I’m tempted to add Phil Goff’s name to the list. He seems like the sort of person who would attempt to help anyone in a crisis, unlike Bill English who, I suspect, would immediately alert the media.
I was used to hostile audience reactions — I got bullets in the mail when I was doing radio. I got those reactions because when I thought something I said it, although I always slightly tempered what I was saying based on the company I was in.
In broadcasting, once something has gone out, it’s out there and you live with it. If there’s something you can learn from it, do that; if there’s nothing then just forget it straight away. When people would feast over some comment I made, it seemed extraordinary to me. As far as I was concerned it was electronic fish and chip paper. Sometimes when I was ploughing through another mountain of complaints, I found myself wondering if the complainants were amputees who had been strapped to their chairs and couldn’t reach the off button. Either that or they were so poisoned by their own prejudices that they couldn’t recognise a joke when they saw one.
It’s such a contrast with the US where some of the most highly paid broadcasters are people hardly anyone agrees with — in fact you would hope no one at all agreed with many of them.
I knew I could be what the critics were saying they wanted. I could come in every morning and read the autocue — barely — and go home. Then in the evening I could accept all the invitations to functions and enjoy the free food and drink. But I couldn’t take money to do those things.

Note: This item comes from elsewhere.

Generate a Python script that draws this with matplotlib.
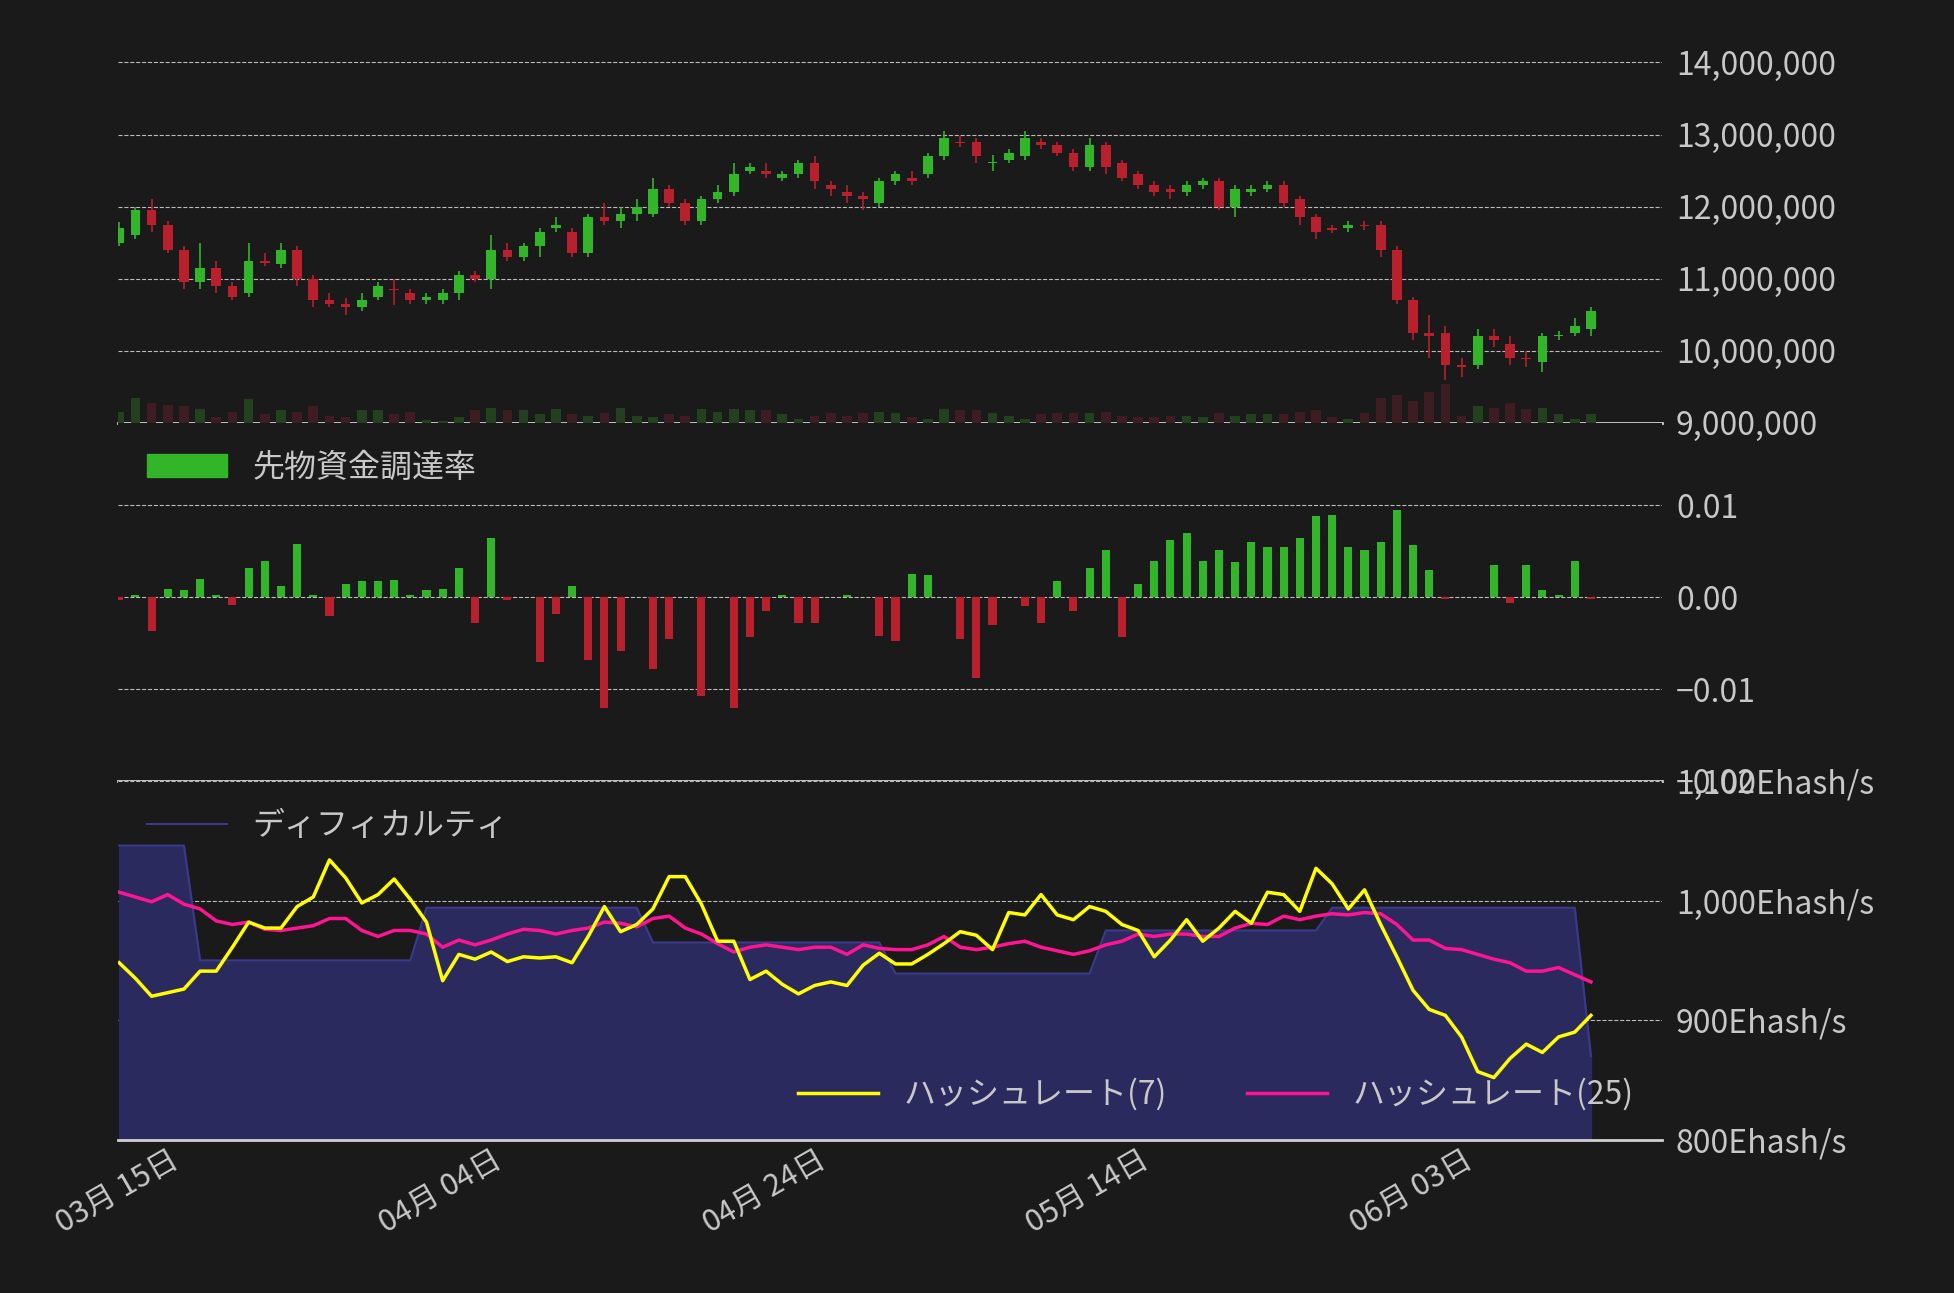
import matplotlib
matplotlib.use('Agg')
import matplotlib.pyplot as plt
import matplotlib.ticker as mticker
import matplotlib.dates as mdates
from matplotlib.patches import Patch
import numpy as np
import pandas as pd

plt.rcParams['font.family'] = ['Noto Sans CJK JP', 'DejaVu Sans']

dates = pd.date_range('2024-03-11', periods=92, freq='D')

# price open / close (million yen)
opens = [11.50, 11.60, 11.95, 11.75, 11.40, 10.95, 11.15, 10.90, 10.80, 11.25, 11.20, 11.40, 11.00, 10.70, 10.65, 10.60,
         10.75, 10.85, 10.80, 10.70, 10.70, 10.80, 11.05, 11.00, 11.40, 11.30, 11.45, 11.70, 11.65, 11.35, 11.85, 11.80,
         11.90, 11.90, 12.25, 12.05, 11.80, 12.10, 12.20, 12.50, 12.50, 12.40, 12.45, 12.60, 12.30, 12.20, 12.15, 12.05,
         12.35, 12.40, 12.45, 12.70, 12.90, 12.90, 12.60, 12.65, 12.70, 12.90, 12.85, 12.75, 12.55, 12.85, 12.60, 12.45,
         12.30, 12.25, 12.20, 12.30, 12.35, 12.00, 12.20, 12.25, 12.30, 12.10, 11.85, 11.70, 11.70, 11.75, 11.75, 11.40,
         10.70, 10.25, 10.25, 9.80, 9.80, 10.20, 10.10, 9.90, 9.85, 10.20, 10.25, 10.30]
closes = [11.70, 11.95, 11.75, 11.40, 10.95, 11.15, 10.90, 10.75, 11.25, 11.22, 11.40, 11.00, 10.70, 10.65, 10.60, 10.70,
          10.90, 10.84, 10.70, 10.75, 10.80, 11.05, 11.00, 11.40, 11.30, 11.45, 11.65, 11.75, 11.35, 11.85, 11.80, 11.90,
          12.00, 12.25, 12.05, 11.80, 12.10, 12.20, 12.45, 12.55, 12.45, 12.45, 12.60, 12.35, 12.25, 12.15, 12.10, 12.35,
          12.45, 12.35, 12.70, 12.95, 12.88, 12.70, 12.62, 12.75, 12.95, 12.85, 12.75, 12.55, 12.85, 12.55, 12.40, 12.30,
          12.20, 12.20, 12.30, 12.35, 12.00, 12.25, 12.25, 12.30, 12.05, 11.85, 11.65, 11.68, 11.75, 11.73, 11.40, 10.70,
          10.25, 10.20, 9.80, 9.78, 10.20, 10.15, 9.90, 9.88, 10.20, 10.22, 10.35, 10.55]
wick_up = [0.08, 0.05, 0.15, 0.05, 0.05, 0.35, 0.1, 0.05, 0.25, 0.1, 0.1, 0.05,
           0.05, 0.1, 0.08, 0.1, 0.05, 0.15, 0.05, 0.05, 0.05, 0.05, 0.05, 0.2, 0.1, 0.05, 0.05, 0.1, 0.05, 0.05, 0.2, 0.1, 0.1,
           0.15, 0.05, 0.05, 0.05, 0.1, 0.15, 0.05, 0.1, 0.05, 0.05, 0.1, 0.05, 0.1, 0.05, 0.05, 0.05, 0.1, 0.05, 0.1, 0.08,
           0.05, 0.1, 0.05, 0.1, 0.05, 0.05, 0.05, 0.1, 0.05, 0.05, 0.05, 0.05, 0.05, 0.05, 0.05, 0.05, 0.05, 0.05, 0.05, 0.05,
           0.05, 0.05, 0.05, 0.05, 0.05, 0.05, 0.05, 0.05, 0.25, 0.1, 0.1, 0.1, 0.1, 0.1, 0.1, 0.05, 0.05, 0.1, 0.05]
wick_dn = [0.05, 0.05, 0.1, 0.05, 0.1, 0.1, 0.1, 0.05, 0.05, 0.05, 0.05, 0.1,
           0.1, 0.05, 0.1, 0.05, 0.05, 0.2, 0.05, 0.05, 0.05, 0.1, 0.05, 0.15, 0.05, 0.05, 0.15, 0.05, 0.05, 0.05, 0.05, 0.1,
           0.1, 0.05, 0.05, 0.05, 0.05, 0.05, 0.05, 0.05, 0.05, 0.05, 0.05, 0.1, 0.1, 0.1, 0.15, 0.05, 0.05, 0.05, 0.05, 0.05,
           0.05, 0.1, 0.1, 0.05, 0.05, 0.05, 0.05, 0.05, 0.05, 0.1, 0.05, 0.05, 0.05, 0.1, 0.05, 0.05, 0.05, 0.15, 0.05, 0.05,
           0.05, 0.1, 0.1, 0.05, 0.05, 0.05, 0.1, 0.05, 0.1, 0.3, 0.2, 0.15, 0.05, 0.1, 0.1, 0.1, 0.15, 0.05, 0.05, 0.1]
volume = [8, 18, 14, 13, 12, 10, 4, 8, 17, 6, 9, 8, 12, 5, 4, 9, 9, 6, 8, 2, 1, 4, 9, 11, 9, 9, 6, 10, 6, 5,
          7, 11, 5, 4, 6, 5, 10, 8, 10, 9, 9, 6, 3, 5, 7, 5, 7, 8, 7, 4, 3, 10, 9, 9, 7, 5, 3, 6, 7, 7,
          7, 8, 5, 4, 4, 5, 5, 4, 7, 5, 6, 6, 6, 8, 9, 4, 3, 7, 18, 20, 16, 22, 28, 5, 12, 11, 14, 10, 11, 6,
          3, 6]

funding = [-0.0003, 0.0002, -0.0037, 0.0009, 0.0008, 0.0020, 0.0002, -0.0008, 0.0032, 0.0040, 0.0012, 0.0058,
           0.0003, -0.0020, 0.0015, 0.0018, 0.0018, 0.0019, 0.0002, 0.0008, 0.0009, 0.0032, -0.0028, 0.0065,
           -0.0003, 0.0, -0.0070, -0.0018, 0.0012, -0.0068, -0.0120, -0.0058, 0.0, -0.0078, -0.0045, 0.0,
           -0.0108, 0.0, -0.0120, -0.0043, -0.0015, 0.0003, -0.0028, -0.0028, 0.0, 0.0002, 0.0, -0.0042,
           -0.0048, 0.0025, 0.0024, 0.0, -0.0045, -0.0088, -0.0030, 0.0, -0.0010, -0.0028, 0.0018, -0.0015,
           0.0032, 0.0052, -0.0043, 0.0015, 0.0040, 0.0062, 0.0070, 0.0040, 0.0052, 0.0038, 0.0060, 0.0055,
           0.0055, 0.0065, 0.0088, 0.0090, 0.0055, 0.0052, 0.0060, 0.0095, 0.0057, 0.0030, -0.0002, 0.0,
           0.0, 0.0035, -0.0006, 0.0035, 0.0008, 0.0003, 0.0040, -0.0002]

difficulty = [1046] * 5 + [950] * 14 + [994] * 14 + [965] * 15 + [939] * 13 + [975] * 14 + [994] * 16 + [870]
hash7 = [948, 935, 920, 923, 926, 941, 941, 961, 982, 977, 977, 995, 1003, 1034, 1019, 998, 1005, 1018, 1001, 982,
         933, 955, 951, 957, 949, 953, 952, 953, 948, 970, 995, 974, 980, 993, 1020, 1020, 997, 966, 966, 934,
         941, 930, 922, 929, 932, 929, 946, 956, 947, 947, 955, 964, 974, 971, 959, 990, 988, 1005, 988, 984,
         995, 991, 980, 975, 953, 967, 984, 966, 977, 991, 981, 1007, 1005, 991, 1027, 1014, 993, 1009, 980, 953,
         925, 909, 904, 886, 857, 852, 868, 880, 873, 886, 890, 904]
hash25 = [1007, 1003, 999, 1005, 997, 993, 983, 980, 982, 976, 975, 977, 979, 985, 985, 975, 970, 975, 975, 972,
          961, 967, 963, 967, 972, 976, 975, 972, 975, 977, 982, 981, 978, 985, 987, 977, 972, 964, 957, 961,
          963, 961, 959, 961, 961, 955, 963, 960, 959, 959, 963, 970, 961, 959, 961, 964, 966, 961, 958, 955,
          958, 963, 966, 972, 970, 972, 972, 970, 970, 977, 981, 980, 987, 984, 987, 989, 988, 990, 989, 980,
          967, 967, 960, 959, 955, 951, 948, 941, 941, 944, 938, 932]
tick_dates = ['2024-03-15', '2024-04-04', '2024-04-24', '2024-05-14', '2024-06-03']

bg = '#1a1a1a'
fg = '#c8c8c8'
green = '#33b52a'
red = '#b8202e'
fs = 23

n = len(dates)
fig = plt.figure(figsize=(19.54, 12.93), dpi=100, facecolor=bg)
left, width = 0.0606, 0.79
ax1 = fig.add_axes([left, 0.673, width, 0.301])
ax2 = fig.add_axes([left, 0.396, width, 0.277], sharex=ax1)
ax3 = fig.add_axes([left, 0.1185, width, 0.2775], sharex=ax1)

x = mdates.date2num(dates)
o = np.array(opens[:n]) * 1e6
c = np.array(closes[:n]) * 1e6
h = np.maximum(o, c) + np.array(wick_up[:n]) * 1e6
l = np.minimum(o, c) - np.array(wick_dn[:n]) * 1e6
up = c >= o
cols = np.where(up, green, red)

# volume on hidden twin axis
axv = ax1.twinx()
axv.set_ylim(0, 280)
axv.axis('off')
axv.bar(x, volume[:n], width=0.6, color=np.where(up, '#23401f', '#3e1d22'))

for ax in (ax1, ax2, ax3):
    ax.set_facecolor(bg)
    for s in ('top', 'left', 'right'):
        ax.spines[s].set_visible(False)
    ax.spines['bottom'].set_color('#d0d0d0')
    ax.spines['bottom'].set_linewidth(2)
    ax.yaxis.tick_right()
    ax.tick_params(axis='y', length=0, labelsize=fs, labelcolor=fg, pad=10)
    ax.tick_params(axis='x', length=0)
    ax.grid(axis='y', color='#bbbbbb', linestyle='--', linewidth=0.8)
    ax.set_axisbelow(True)

ax1.vlines(x, l, h, color=cols, linewidth=1.2, zorder=3)
ax1.bar(x, np.maximum(np.abs(c - o), 15000), bottom=np.minimum(o, c), width=0.6, color=cols, zorder=4)
ax1.set_ylim(9e6, 14.4e6)
ax1.set_yticks(np.arange(9e6, 14.01e6, 1e6))
ax1.yaxis.set_major_formatter(mticker.FuncFormatter(lambda v, p: f'{v:,.0f}'))

fcols = np.where(np.array(funding[:n]) >= 0, green, red)
ax2.bar(x, funding[:n], width=0.5, color=fcols)
ax2.set_ylim(-0.0199, 0.019)
ax2.set_yticks([-0.02, -0.01, 0.0, 0.01])
ax2.yaxis.set_major_formatter(mticker.FuncFormatter(lambda v, p: f'{v:.2f}'.replace('-', '\u2212')))
ax2.legend(handles=[Patch(color=green, label='先物資金調達率')], loc='upper left', frameon=False,
           fontsize=fs, labelcolor=fg, handlelength=2.5, bbox_to_anchor=(0.0, 1.0))

ax3.fill_between(x, difficulty[:n], 800, color='#2a2a5e', zorder=1)
d_line, = ax3.plot(x, difficulty[:n], color='#3a3a8a', linewidth=1.5, zorder=2, label='ディフィカルティ')
l7, = ax3.plot(x, hash7[:n], color='#ffff00', linewidth=2.5, zorder=4, label='ハッシュレート(7)')
l25, = ax3.plot(x, hash25[:n], color='#ff1493', linewidth=2.5, zorder=3, label='ハッシュレート(25)')
ax3.set_ylim(800, 1100)
ax3.set_yticks([800, 900, 1000, 1100])
ax3.yaxis.set_major_formatter(mticker.FuncFormatter(lambda v, p: f'{v:,.0f}Ehash/s'))
lg_a = ax3.legend(handles=[d_line], loc='upper left', frameon=False, fontsize=fs, labelcolor=fg,
                  handlelength=2.5, bbox_to_anchor=(0.0, 1.0))
ax3.add_artist(lg_a)
ax3.legend(handles=[l7, l25], loc='lower right', frameon=False, fontsize=fs, labelcolor=fg, ncol=2,
           handlelength=2.5, columnspacing=2.5, bbox_to_anchor=(1.0, 0.0))

ax1.set_xlim(x[0] - 0.05, x[0] + 95.4)
ax3.set_xticks(mdates.date2num(pd.to_datetime(tick_dates)))
ax3.xaxis.set_major_formatter(mdates.DateFormatter('%m月 %d日'))
plt.setp(ax1.get_xticklabels(), visible=False)
plt.setp(ax2.get_xticklabels(), visible=False)
plt.setp(ax3.get_xticklabels(), rotation=30, ha='right', fontsize=fs - 1, color=fg)

fig.savefig('out.png', dpi=100, facecolor=bg)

Big international stories were still close to my heart and among the highlights of my time at
Breakfast
. We were on air when Michael Jackson’s death was announced and we extended our coverage. That was one of those rare occasions, like the Twin Towers, when you feel the whole world is looking in the same direction. But those days were the exception because of where we came in the daily news cycle. Not much happened in New
Zealand between the late news the previous night and us going to air in the morning. A lot happened overseas, though, and we got to bring those stories to people first, which was a challenge.